→ Given data
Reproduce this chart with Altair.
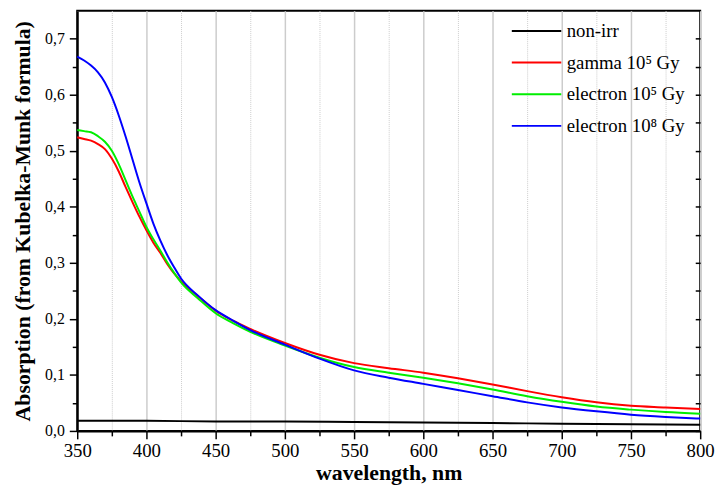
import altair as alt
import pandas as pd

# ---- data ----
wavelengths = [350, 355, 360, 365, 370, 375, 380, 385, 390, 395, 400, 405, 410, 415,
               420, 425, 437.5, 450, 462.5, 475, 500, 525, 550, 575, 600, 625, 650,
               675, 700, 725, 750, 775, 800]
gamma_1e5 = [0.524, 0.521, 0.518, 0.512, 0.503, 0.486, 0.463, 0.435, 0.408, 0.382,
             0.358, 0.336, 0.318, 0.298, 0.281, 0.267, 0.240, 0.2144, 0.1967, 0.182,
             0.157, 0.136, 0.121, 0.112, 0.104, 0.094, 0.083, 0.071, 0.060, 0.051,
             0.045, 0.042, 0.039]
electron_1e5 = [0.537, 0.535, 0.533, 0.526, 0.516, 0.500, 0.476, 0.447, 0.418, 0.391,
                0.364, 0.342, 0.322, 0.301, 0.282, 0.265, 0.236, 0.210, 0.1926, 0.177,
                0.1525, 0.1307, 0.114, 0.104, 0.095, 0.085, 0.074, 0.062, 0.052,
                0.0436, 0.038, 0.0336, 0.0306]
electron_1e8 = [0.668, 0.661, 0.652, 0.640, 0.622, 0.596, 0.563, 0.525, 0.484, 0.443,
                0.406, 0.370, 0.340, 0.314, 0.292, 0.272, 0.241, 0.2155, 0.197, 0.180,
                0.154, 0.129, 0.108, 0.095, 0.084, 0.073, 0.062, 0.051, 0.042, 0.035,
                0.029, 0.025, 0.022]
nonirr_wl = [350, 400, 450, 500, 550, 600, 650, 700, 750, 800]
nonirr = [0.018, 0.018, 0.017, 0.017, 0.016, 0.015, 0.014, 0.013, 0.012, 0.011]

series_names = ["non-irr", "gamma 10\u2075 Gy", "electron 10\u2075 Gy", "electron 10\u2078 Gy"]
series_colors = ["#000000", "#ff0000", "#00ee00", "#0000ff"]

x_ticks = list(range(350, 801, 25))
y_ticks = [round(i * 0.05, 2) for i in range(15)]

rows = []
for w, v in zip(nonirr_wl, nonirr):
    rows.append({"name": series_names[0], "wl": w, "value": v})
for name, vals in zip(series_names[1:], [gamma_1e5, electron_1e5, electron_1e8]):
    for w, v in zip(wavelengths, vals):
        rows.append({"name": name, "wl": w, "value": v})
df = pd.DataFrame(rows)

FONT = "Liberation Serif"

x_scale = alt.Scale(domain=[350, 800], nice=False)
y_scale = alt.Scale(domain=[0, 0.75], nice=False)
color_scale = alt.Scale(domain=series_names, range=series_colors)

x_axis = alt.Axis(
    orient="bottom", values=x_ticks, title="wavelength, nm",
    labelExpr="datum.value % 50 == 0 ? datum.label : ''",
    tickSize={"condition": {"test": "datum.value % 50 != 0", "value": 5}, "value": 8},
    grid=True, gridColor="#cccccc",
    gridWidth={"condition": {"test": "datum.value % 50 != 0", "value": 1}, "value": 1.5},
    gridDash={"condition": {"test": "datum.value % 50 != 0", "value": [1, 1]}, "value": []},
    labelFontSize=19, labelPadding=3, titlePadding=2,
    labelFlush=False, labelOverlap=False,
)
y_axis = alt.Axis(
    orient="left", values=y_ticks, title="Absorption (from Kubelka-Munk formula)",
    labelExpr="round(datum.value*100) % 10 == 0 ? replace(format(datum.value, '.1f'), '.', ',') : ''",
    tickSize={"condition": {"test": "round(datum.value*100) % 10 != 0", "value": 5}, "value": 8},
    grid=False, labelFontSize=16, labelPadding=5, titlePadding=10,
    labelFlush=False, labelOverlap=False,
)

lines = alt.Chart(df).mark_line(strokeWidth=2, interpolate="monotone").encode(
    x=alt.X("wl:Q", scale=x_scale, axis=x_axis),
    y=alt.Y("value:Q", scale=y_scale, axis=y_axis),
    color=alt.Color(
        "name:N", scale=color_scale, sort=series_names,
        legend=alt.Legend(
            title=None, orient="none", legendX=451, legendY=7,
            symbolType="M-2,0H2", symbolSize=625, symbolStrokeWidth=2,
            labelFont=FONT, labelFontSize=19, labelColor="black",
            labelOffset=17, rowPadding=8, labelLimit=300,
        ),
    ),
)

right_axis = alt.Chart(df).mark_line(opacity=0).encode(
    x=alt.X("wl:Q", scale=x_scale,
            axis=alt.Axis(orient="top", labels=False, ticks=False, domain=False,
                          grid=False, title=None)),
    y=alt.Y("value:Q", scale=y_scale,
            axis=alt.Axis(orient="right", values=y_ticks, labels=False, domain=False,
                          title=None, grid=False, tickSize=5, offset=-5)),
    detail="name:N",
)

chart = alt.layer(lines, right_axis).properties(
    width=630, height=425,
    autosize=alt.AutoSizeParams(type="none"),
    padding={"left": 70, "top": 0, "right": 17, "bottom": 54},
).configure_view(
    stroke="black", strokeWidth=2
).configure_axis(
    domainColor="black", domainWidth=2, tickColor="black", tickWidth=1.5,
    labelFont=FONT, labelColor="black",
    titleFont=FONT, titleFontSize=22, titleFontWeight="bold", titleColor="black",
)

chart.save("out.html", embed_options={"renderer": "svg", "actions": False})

→ The problem
Except for the pictures, give all the material above again verbatim.

→ Problem solution
Reproduce this chart with Altair.
import altair as alt
import pandas as pd

# ---- data ----
wavelengths = [350, 355, 360, 365, 370, 375, 380, 385, 390, 395, 400, 405, 410, 415,
               420, 425, 437.5, 450, 462.5, 475, 500, 525, 550, 575, 600, 625, 650,
               675, 700, 725, 750, 775, 800]
gamma_1e5 = [0.524, 0.521, 0.518, 0.512, 0.503, 0.486, 0.463, 0.435, 0.408, 0.382,
             0.358, 0.336, 0.318, 0.298, 0.281, 0.267, 0.240, 0.2144, 0.1967, 0.182,
             0.157, 0.136, 0.121, 0.112, 0.104, 0.094, 0.083, 0.071, 0.060, 0.051,
             0.045, 0.042, 0.039]
electron_1e5 = [0.537, 0.535, 0.533, 0.526, 0.516, 0.500, 0.476, 0.447, 0.418, 0.391,
                0.364, 0.342, 0.322, 0.301, 0.282, 0.265, 0.236, 0.210, 0.1926, 0.177,
                0.1525, 0.1307, 0.114, 0.104, 0.095, 0.085, 0.074, 0.062, 0.052,
                0.0436, 0.038, 0.0336, 0.0306]
electron_1e8 = [0.668, 0.661, 0.652, 0.640, 0.622, 0.596, 0.563, 0.525, 0.484, 0.443,
                0.406, 0.370, 0.340, 0.314, 0.292, 0.272, 0.241, 0.2155, 0.197, 0.180,
                0.154, 0.129, 0.108, 0.095, 0.084, 0.073, 0.062, 0.051, 0.042, 0.035,
                0.029, 0.025, 0.022]
nonirr_wl = [350, 400, 450, 500, 550, 600, 650, 700, 750, 800]
nonirr = [0.018, 0.018, 0.017, 0.017, 0.016, 0.015, 0.014, 0.013, 0.012, 0.011]

series_names = ["non-irr", "gamma 10\u2075 Gy", "electron 10\u2075 Gy", "electron 10\u2078 Gy"]
series_colors = ["#000000", "#ff0000", "#00ee00", "#0000ff"]

x_ticks = list(range(350, 801, 25))
y_ticks = [round(i * 0.05, 2) for i in range(15)]

rows = []
for w, v in zip(nonirr_wl, nonirr):
    rows.append({"name": series_names[0], "wl": w, "value": v})
for name, vals in zip(series_names[1:], [gamma_1e5, electron_1e5, electron_1e8]):
    for w, v in zip(wavelengths, vals):
        rows.append({"name": name, "wl": w, "value": v})
df = pd.DataFrame(rows)

FONT = "Liberation Serif"

x_scale = alt.Scale(domain=[350, 800], nice=False)
y_scale = alt.Scale(domain=[0, 0.75], nice=False)
color_scale = alt.Scale(domain=series_names, range=series_colors)

x_axis = alt.Axis(
    orient="bottom", values=x_ticks, title="wavelength, nm",
    labelExpr="datum.value % 50 == 0 ? datum.label : ''",
    tickSize={"condition": {"test": "datum.value % 50 != 0", "value": 5}, "value": 8},
    grid=True, gridColor="#cccccc",
    gridWidth={"condition": {"test": "datum.value % 50 != 0", "value": 1}, "value": 1.5},
    gridDash={"condition": {"test": "datum.value % 50 != 0", "value": [1, 1]}, "value": []},
    labelFontSize=19, labelPadding=3, titlePadding=2,
    labelFlush=False, labelOverlap=False,
)
y_axis = alt.Axis(
    orient="left", values=y_ticks, title="Absorption (from Kubelka-Munk formula)",
    labelExpr="round(datum.value*100) % 10 == 0 ? replace(format(datum.value, '.1f'), '.', ',') : ''",
    tickSize={"condition": {"test": "round(datum.value*100) % 10 != 0", "value": 5}, "value": 8},
    grid=False, labelFontSize=16, labelPadding=5, titlePadding=10,
    labelFlush=False, labelOverlap=False,
)

lines = alt.Chart(df).mark_line(strokeWidth=2, interpolate="monotone").encode(
    x=alt.X("wl:Q", scale=x_scale, axis=x_axis),
    y=alt.Y("value:Q", scale=y_scale, axis=y_axis),
    color=alt.Color(
        "name:N", scale=color_scale, sort=series_names,
        legend=alt.Legend(
            title=None, orient="none", legendX=451, legendY=7,
            symbolType="M-2,0H2", symbolSize=625, symbolStrokeWidth=2,
            labelFont=FONT, labelFontSize=19, labelColor="black",
            labelOffset=17, rowPadding=8, labelLimit=300,
        ),
    ),
)

right_axis = alt.Chart(df).mark_line(opacity=0).encode(
    x=alt.X("wl:Q", scale=x_scale,
            axis=alt.Axis(orient="top", labels=False, ticks=False, domain=False,
                          grid=False, title=None)),
    y=alt.Y("value:Q", scale=y_scale,
            axis=alt.Axis(orient="right", values=y_ticks, labels=False, domain=False,
                          title=None, grid=False, tickSize=5, offset=-5)),
    detail="name:N",
)

chart = alt.layer(lines, right_axis).properties(
    width=630, height=425,
    autosize=alt.AutoSizeParams(type="none"),
    padding={"left": 70, "top": 0, "right": 17, "bottom": 54},
).configure_view(
    stroke="black", strokeWidth=2
).configure_axis(
    domainColor="black", domainWidth=2, tickColor="black", tickWidth=1.5,
    labelFont=FONT, labelColor="black",
    titleFont=FONT, titleFontSize=22, titleFontWeight="bold", titleColor="black",
)

chart.save("out.html", embed_options={"renderer": "svg", "actions": False})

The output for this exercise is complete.